* **DATASET EXCERPT**:
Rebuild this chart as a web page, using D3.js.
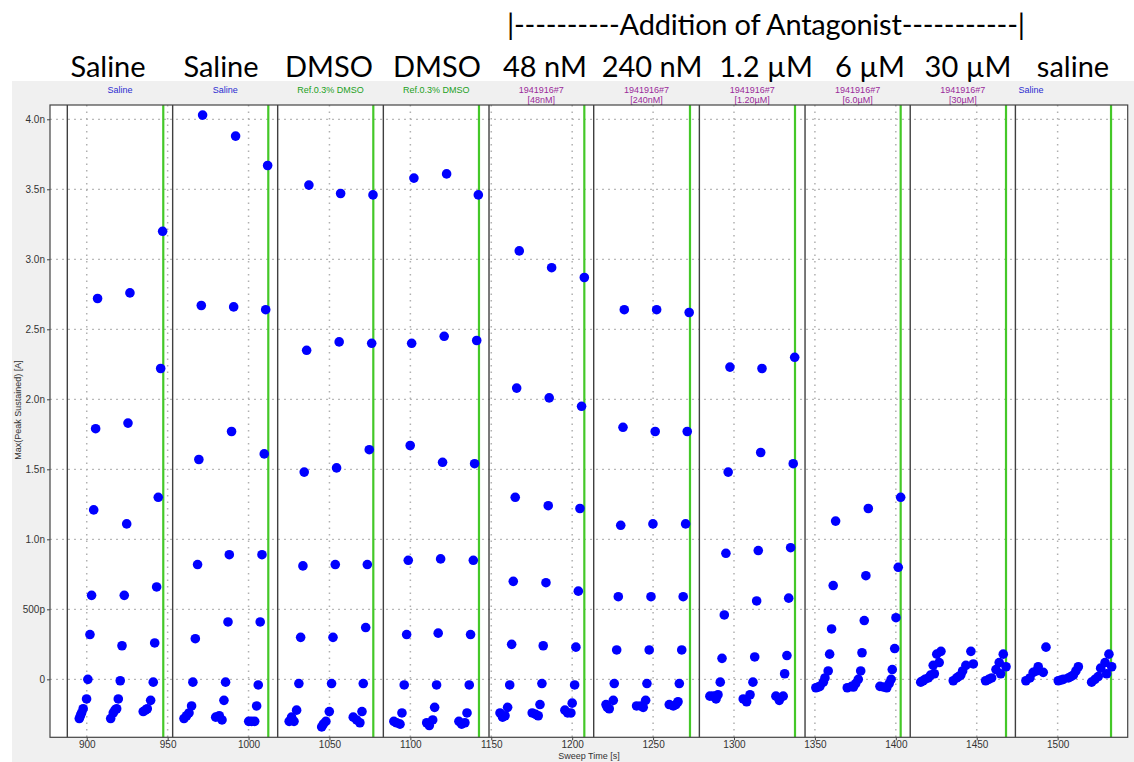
<html>
<head>
<meta charset="utf-8">
<title>Max(Peak Sustained) vs Sweep Time</title>
<style>
    body { margin: 0; background: #fff; }
    svg { display: block; }
    .hdr { font-family: "Lato", "Open Sans", sans-serif; fill: #000; }
    .small { font-family: "Liberation Sans", Arial, sans-serif; }
</style>
</head>
<script src="https://d3js.org/d3.v7.min.js"></script>
<body>
<svg id="chart" width="1134" height="762"></svg>
<script>
// top headers (drug added in each run)
const headerLabels = ["Saline", "Saline", "DMSO", "DMSO", "48 nM", "240 nM", "1.2 \u00b5M", "6 \u00b5M", "30 \u00b5M", "saline"];
const headerCenters = [108, 221, 329, 437, 545, 652, 766, 870, 968, 1073];
const antagonistLine = "|----------Addition of Antagonist-----------|";

// compound labels written by the acquisition software
const segmentLabels = [["Saline"], ["Saline"], ["Ref.0.3% DMSO"], ["Ref.0.3% DMSO"],
    ["1941916#7", "[48nM]"], ["1941916#7", "[240nM]"], ["1941916#7", "[1.20\u00b5M]"],
    ["1941916#7", "[6.0\u00b5M]"], ["1941916#7", "[30\u00b5M]"], ["Saline"]];
const segmentKinds = ["saline", "saline", "dmso", "dmso", "cpd", "cpd", "cpd", "cpd", "cpd", "saline"];

// run boundaries (black) and compound addition markers (green), in s
const segmentStarts = [888.0, 953.1, 1018.0, 1083.3, 1148.6, 1213.3, 1278.6, 1343.9, 1408.9, 1473.9];
const markerTimes = [947.3, 1012.2, 1077.1, 1142.4, 1207.5, 1272.8, 1337.7, 1403.0, 1468.1, 1533.0];

const xTicks = d3.range(900, 1501, 50);
const yTicks = [0, 0.5, 1.0, 1.5, 2.0, 2.5, 3.0, 3.5, 4.0];   // nA

// [sweep time s, current nA]
const salineA = [[906.7,2.72],[905.5,1.79],[904.3,1.21],[903.0,0.60],[902.0,0.32],[900.7,0.00],[899.9,-0.14],[897.8,-0.21],[896.8,-0.24],[896.1,-0.26],[895.4,-0.28],
    [926.7,2.76],[925.5,1.83],[924.7,1.11],[923.2,0.60],[921.8,0.24],[920.7,-0.01],[919.5,-0.14],[918.5,-0.21],[917.4,-0.22],[916.4,-0.24],[914.8,-0.28],
    [946.9,3.20],[945.7,2.22],[944.2,1.30],[943.2,0.66],[942.0,0.26],[941.1,-0.02],[939.5,-0.15],[937.4,-0.21],[936.3,-0.22],[934.9,-0.23]];
const salineB = [[971.6,4.03],[970.8,2.67],[969.3,1.57],[968.5,0.82],[967.1,0.29],[965.6,-0.02],[964.8,-0.19],[963.2,-0.24],[961.7,-0.26],[960.1,-0.28],
    [992.0,3.88],[990.8,2.66],[989.5,1.77],[988.1,0.89],[987.3,0.41],[985.8,-0.02],[984.8,-0.15],[983.6,-0.29],[981.9,-0.26],[979.7,-0.27],
    [1011.8,3.67],[1010.6,2.64],[1009.7,1.61],[1008.3,0.89],[1007.2,0.41],[1006.0,-0.04],[1005.0,-0.19],[1003.8,-0.30],[1001.9,-0.30],[1000.1,-0.30]];
const dmsoA = [[1037.3,3.53],[1035.9,2.35],[1034.4,1.48],[1033.6,0.81],[1032.2,0.30],[1031.1,-0.03],[1029.7,-0.22],[1028.1,-0.30],[1026.6,-0.27],[1025.1,-0.30],
    [1056.9,3.47],[1056.0,2.41],[1054.4,1.51],[1053.6,0.82],[1052.2,0.30],[1051.3,-0.03],[1049.9,-0.23],[1047.8,-0.30],[1046.2,-0.32],[1045.2,-0.34],
    [1076.9,3.46],[1076.1,2.40],[1074.6,1.64],[1073.4,0.82],[1072.4,0.37],[1070.9,-0.03],[1070.1,-0.23],[1068.8,-0.31],[1066.8,-0.29],[1064.7,-0.27]];
const dmsoB = [[1102.2,3.58],[1100.8,2.40],[1099.9,1.67],[1098.7,0.85],[1097.7,0.32],[1096.2,-0.04],[1094.8,-0.24],[1093.6,-0.32],[1091.5,-0.31],[1089.8,-0.30],
    [1122.4,3.61],[1120.9,2.45],[1119.9,1.55],[1118.7,0.86],[1117.2,0.33],[1116.2,-0.04],[1115.0,-0.20],[1113.8,-0.29],[1111.7,-0.33],[1110.1,-0.31],
    [1142.0,3.46],[1141.0,2.42],[1139.7,1.54],[1138.9,0.85],[1137.2,0.32],[1136.4,-0.04],[1135.0,-0.24],[1133.7,-0.31],[1131.7,-0.32],[1130.0,-0.30]];
const ant48nM = [[1167.3,3.06],[1165.7,2.08],[1164.8,1.30],[1163.6,0.70],[1162.6,0.25],[1161.4,-0.04],[1160.1,-0.20],[1158.5,-0.26],[1157.0,-0.27],[1155.4,-0.24],
    [1187.3,2.94],[1185.8,2.01],[1185.2,1.24],[1183.8,0.69],[1182.1,0.24],[1181.3,-0.03],[1180.1,-0.18],[1179.0,-0.26],[1177.4,-0.25],[1175.3,-0.24],
    [1207.5,2.87],[1205.8,1.95],[1204.8,1.22],[1203.8,0.63],[1202.3,0.23],[1201.5,-0.04],[1200.0,-0.17],[1199.2,-0.24],[1197.2,-0.24],[1195.5,-0.22]];
const ant240nM = [[1232.2,2.64],[1231.4,1.80],[1230.0,1.10],[1228.5,0.59],[1227.5,0.21],[1226.0,-0.03],[1225.4,-0.15],[1222.9,-0.21],[1221.7,-0.20],[1220.9,-0.18],
    [1252.2,2.64],[1251.3,1.77],[1249.9,1.11],[1248.7,0.59],[1247.6,0.21],[1246.2,-0.03],[1245.4,-0.15],[1243.9,-0.20],[1242.3,-0.19],[1239.8,-0.19],
    [1272.3,2.62],[1271.1,1.77],[1270.1,1.11],[1268.6,0.59],[1267.7,0.21],[1266.2,-0.03],[1265.4,-0.16],[1264.1,-0.18],[1262.5,-0.19],[1260.0,-0.18]];
const ant1_2uM = [[1297.5,2.23],[1296.4,1.48],[1295.0,0.90],[1294.0,0.46],[1292.6,0.15],[1291.5,-0.02],[1290.1,-0.11],[1288.9,-0.14],[1287.2,-0.12],[1285.1,-0.12],
    [1317.3,2.22],[1316.5,1.62],[1315.0,0.92],[1314.0,0.56],[1312.8,0.16],[1311.7,-0.02],[1309.9,-0.11],[1307.8,-0.16],[1305.7,-0.14],
    [1337.5,2.30],[1336.6,1.54],[1335.0,0.94],[1333.8,0.58],[1332.7,0.17],[1331.3,0.04],[1330.4,-0.12],[1328.0,-0.15],[1325.9,-0.12]];
const ant6uM = [[1362.8,1.13],[1361.3,0.67],[1360.3,0.36],[1359.1,0.18],[1358.2,0.06],[1356.2,0.01],[1355.2,-0.02],[1353.1,-0.05],[1352.0,-0.055],[1350.6,-0.06],
    [1383.0,1.22],[1381.5,0.74],[1380.5,0.42],[1379.1,0.19],[1378.3,0.06],[1376.8,0.00],[1375.2,-0.03],[1373.8,-0.055],[1372.7,-0.05],[1370.0,-0.06],
    [1403.0,1.30],[1401.5,0.80],[1400.1,0.44],[1399.3,0.22],[1397.8,0.07],[1397.1,0.00],[1395.9,-0.03],[1394.4,-0.06],[1392.5,-0.055],[1390.2,-0.05]];
const ant30uM = [[1427.9,0.20],[1426.8,0.12],[1425.3,0.18],[1423.8,0.04],[1423.1,0.10],[1421.5,0.03],[1420.1,0.01],[1418.0,0.00],[1416.8,-0.01],[1415.4,-0.02],
    [1447.9,0.11],[1446.4,0.20],[1443.3,0.10],[1441.3,0.06],[1440.1,0.03],[1438.8,0.02],[1437.6,0.01],[1435.5,-0.01],
    [1468.1,0.09],[1466.4,0.18],[1464.8,0.04],[1463.9,0.12],[1461.9,0.07],[1459.2,0.01],[1457.4,0.00],[1455.5,-0.01]];
const salineWash = [[1492.8,0.23],[1491.1,0.05],[1488.0,0.09],[1487.0,0.06],[1484.9,0.05],[1482.9,0.01],[1480.4,-0.01],
    [1512.8,0.09],[1511.3,0.06],[1509.7,0.03],[1508.2,0.02],[1506.6,0.01],[1503.5,0.00],[1502.0,-0.005],[1500.4,-0.01],
    [1533.4,0.09],[1531.7,0.18],[1530.3,0.04],[1529.3,0.12],[1526.6,0.08],[1525.1,0.02],[1523.1,0.00],[1521.0,-0.02]];

const allRuns = [salineA, salineB, dmsoA, dmsoB, ant48nM, ant240nM, ant1_2uM, ant6uM, ant30uM, salineWash];

const kindColor = { saline: "#2b2bd0", dmso: "#22a022", cpd: "#9a2a9a" };

const svg = d3.select("#chart");
const plot = { left: 50, right: 1127.7, top: 105, bottom: 737.3 };

const x = d3.scaleLinear().domain([877.3, 1543.3]).range([plot.left, plot.right]);
const y = d3.scaleLinear().domain([-0.414, 4.102]).range([plot.bottom, plot.top]);

function fmtY(v) {
    if (v === 0) return "0";
    if (v < 1) return Math.round(v * 1000) + "p";
    return v.toFixed(1) + "n";
}

// grey frame area
svg.append("rect").attr("x", 12).attr("y", 81).attr("width", 1122).attr("height", 681).attr("fill", "#f0f0f0");
svg.append("rect").attr("x", plot.left).attr("y", plot.top)
    .attr("width", plot.right - plot.left).attr("height", plot.bottom - plot.top).attr("fill", "#fff");

// headers
svg.append("text").attr("class", "hdr").attr("x", 507).attr("y", 35)
    .attr("font-size", 29).attr("textLength", 518).attr("lengthAdjust", "spacing")
    .text(antagonistLine);
svg.selectAll(".hdr-lbl").data(headerLabels).enter().append("text")
    .attr("class", "hdr hdr-lbl")
    .attr("x", (d, i) => headerCenters[i]).attr("y", 77)
    .attr("text-anchor", "middle").attr("font-size", 29)
    .text(d => d);

// grid
const grid = svg.append("g");
grid.selectAll(".hg").data(yTicks).enter().append("line")
    .attr("x1", plot.left).attr("x2", plot.right)
    .attr("y1", d => y(d)).attr("y2", d => y(d))
    .attr("stroke", "#a8a8a8").attr("stroke-width", 1).attr("stroke-dasharray", "2,4");
grid.selectAll(".vg").data(xTicks).enter().append("line")
    .attr("x1", d => x(d)).attr("x2", d => x(d))
    .attr("y1", plot.top).attr("y2", plot.bottom)
    .attr("stroke", "#b0b0b0").attr("stroke-width", 1.5).attr("stroke-dasharray", "1.5,5");

// run separators and addition markers
svg.selectAll(".sep").data(segmentStarts).enter().append("line")
    .attr("x1", d => x(d)).attr("x2", d => x(d))
    .attr("y1", plot.top).attr("y2", plot.bottom)
    .attr("stroke", "#404040").attr("stroke-width", 1.4);
svg.selectAll(".mark").data(markerTimes).enter().append("line")
    .attr("x1", d => x(d)).attr("x2", d => x(d))
    .attr("y1", plot.top).attr("y2", plot.bottom)
    .attr("stroke", "#44c828").attr("stroke-width", 2.2);

// compound labels
segmentLabels.forEach((lines, i) => {
    const last = i === segmentLabels.length - 1;
    const x0 = x(segmentStarts[i]);
    const x1 = last ? plot.right : x(segmentStarts[i + 1]);
    const t = svg.append("text").attr("class", "small")
        .attr("font-size", 9).attr("fill", kindColor[segmentKinds[i]])
        .attr("text-anchor", last ? "start" : "middle");
    lines.forEach((ln, j) => {
        t.append("tspan").attr("x", last ? x0 + 3 : (x0 + x1) / 2).attr("y", 93 + j * 9.5).text(ln);
    });
});

// dots
const dots = svg.append("g");
allRuns.forEach(run => {
    dots.selectAll(null).data(run).enter().append("circle")
        .attr("cx", d => x(d[0])).attr("cy", d => y(d[1]))
        .attr("r", 4.8).attr("fill", "#0000ff");
});

// frame
svg.append("rect").attr("x", plot.left).attr("y", plot.top)
    .attr("width", plot.right - plot.left).attr("height", plot.bottom - plot.top)
    .attr("fill", "none").attr("stroke", "#444").attr("stroke-width", 1.2);

// axes
const yAxis = svg.append("g").attr("transform", `translate(${plot.left},0)`)
    .call(d3.axisLeft(y).tickValues(yTicks).tickFormat(fmtY).tickSize(3).tickPadding(2));
const xAxis = svg.append("g").attr("transform", `translate(0,${plot.bottom})`)
    .call(d3.axisBottom(x).tickValues(xTicks).tickFormat(d3.format("d")).tickSize(3).tickPadding(1));
[yAxis, xAxis].forEach(a => {
    a.select(".domain").remove();
    a.selectAll("line").attr("stroke", "#444");
    a.selectAll("text").attr("font-family", "Liberation Sans, Arial, sans-serif")
        .attr("font-size", 10).attr("fill", "#333");
});

svg.append("text").attr("class", "small").attr("font-size", 9).attr("fill", "#333")
    .attr("transform", "translate(21,410) rotate(-90)").attr("text-anchor", "middle")
    .text("Max(Peak Sustained) [A]");
svg.append("text").attr("class", "small").attr("font-size", 9).attr("fill", "#333")
    .attr("x", 589).attr("y", 759).attr("text-anchor", "middle")
    .text("Sweep Time [s]");
</script>
</body>
</html>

* **AIM OF THE TASK**: Repeat the listing above from its first line through the line that contains "3.0, 3.5, 4.0];", both included, and nothing more. Drop the pictures.

* **TASK RESPONSE**:
Rebuild this chart as a web page, using D3.js.
<html>
<head>
<meta charset="utf-8">
<title>Max(Peak Sustained) vs Sweep Time</title>
<style>
    body { margin: 0; background: #fff; }
    svg { display: block; }
    .hdr { font-family: "Lato", "Open Sans", sans-serif; fill: #000; }
    .small { font-family: "Liberation Sans", Arial, sans-serif; }
</style>
</head>
<script src="https://d3js.org/d3.v7.min.js"></script>
<body>
<svg id="chart" width="1134" height="762"></svg>
<script>
// top headers (drug added in each run)
const headerLabels = ["Saline", "Saline", "DMSO", "DMSO", "48 nM", "240 nM", "1.2 \u00b5M", "6 \u00b5M", "30 \u00b5M", "saline"];
const headerCenters = [108, 221, 329, 437, 545, 652, 766, 870, 968, 1073];
const antagonistLine = "|----------Addition of Antagonist-----------|";

// compound labels written by the acquisition software
const segmentLabels = [["Saline"], ["Saline"], ["Ref.0.3% DMSO"], ["Ref.0.3% DMSO"],
    ["1941916#7", "[48nM]"], ["1941916#7", "[240nM]"], ["1941916#7", "[1.20\u00b5M]"],
    ["1941916#7", "[6.0\u00b5M]"], ["1941916#7", "[30\u00b5M]"], ["Saline"]];
const segmentKinds = ["saline", "saline", "dmso", "dmso", "cpd", "cpd", "cpd", "cpd", "cpd", "saline"];

// run boundaries (black) and compound addition markers (green), in s
const segmentStarts = [888.0, 953.1, 1018.0, 1083.3, 1148.6, 1213.3, 1278.6, 1343.9, 1408.9, 1473.9];
const markerTimes = [947.3, 1012.2, 1077.1, 1142.4, 1207.5, 1272.8, 1337.7, 1403.0, 1468.1, 1533.0];

const xTicks = d3.range(900, 1501, 50);
const yTicks = [0, 0.5, 1.0, 1.5, 2.0, 2.5, 3.0, 3.5, 4.0];   // nA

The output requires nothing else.